We should note that all Qatar laws, rules, regulations, decisions and decrees are in Arabic, with there being no official translation into any other language. Accordingly, all references to the same contained herein are based on unofficial English translations which we have in our possession.

In short, the LLC is a corporate structure provided for under the Companies Law, which limits the liability of its owners to that of their capital share amount, pursuant to Article 228 of the Companies Law. Thus, owners are protected from additional liability and are shielded from anything above their portion of the share capital that they have invested in the company.

With this said, the law does provide instances in which this general rule may be overlooked. Specifically, Article 298 provides that where the losses of the LLC reach half of the company’s capital amount, the managers shall submit, within 30 days of this loss, the issue of covering the capital or dissolution of the company to the partners. If the managers neglect to do so, then the owners and/or the managers shall be jointly liable for the liabilities of the LLC due to their negligence in this regard.

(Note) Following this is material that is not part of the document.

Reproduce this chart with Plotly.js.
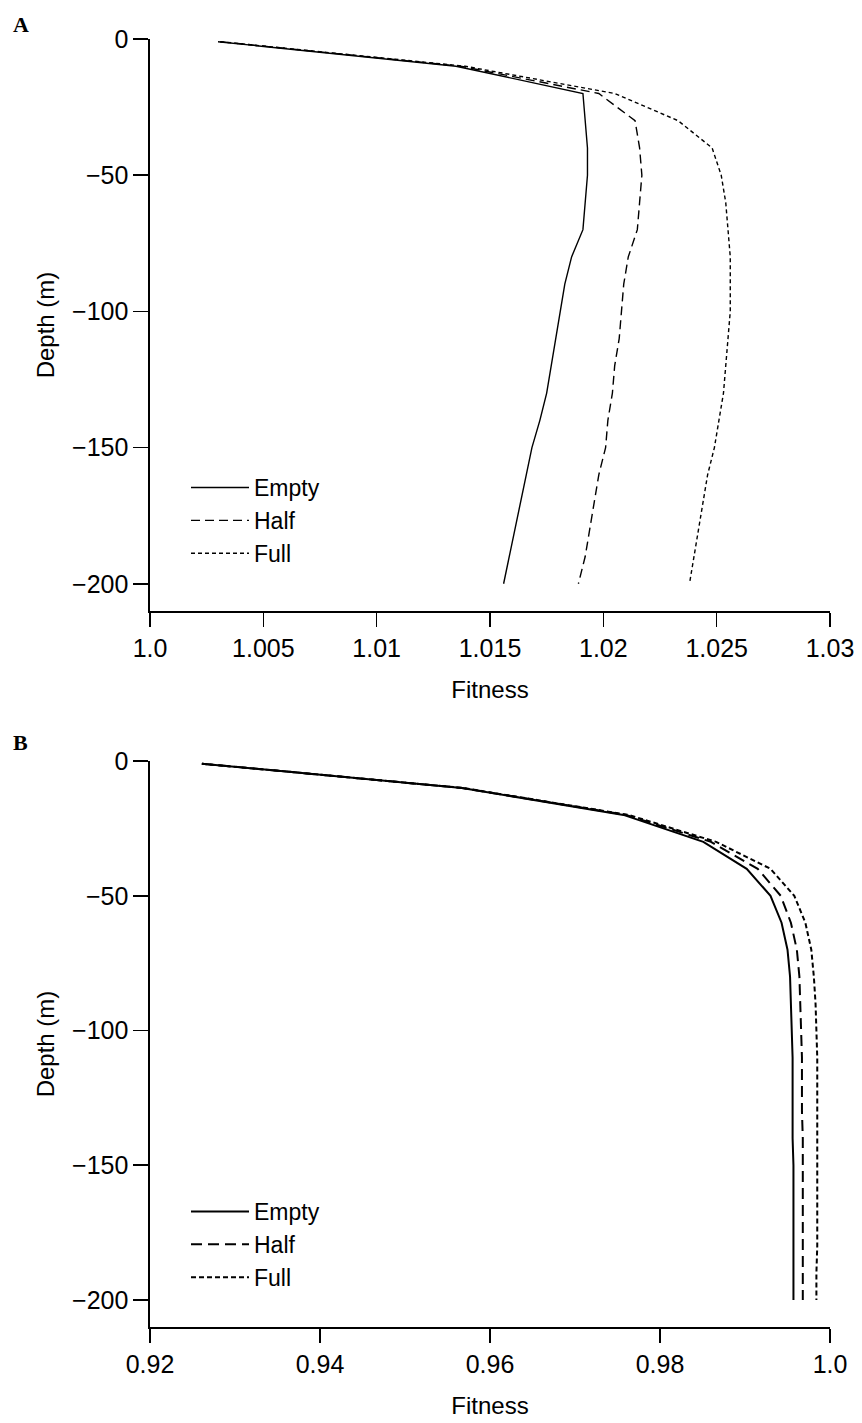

Considering this further, some examples of the implications of this provision and the judicial implementation of such liability would come by way of situations, including but not limited to, where a debtor of the LLC brings suit against the LLC for non-payment of a certain debt or otherwise during an audit/investigation into the accounts of the LLC.

We note that the application of such provision has not been tested to a large degree before the Courts, and there is not much guidance by way of past precedence in this regard.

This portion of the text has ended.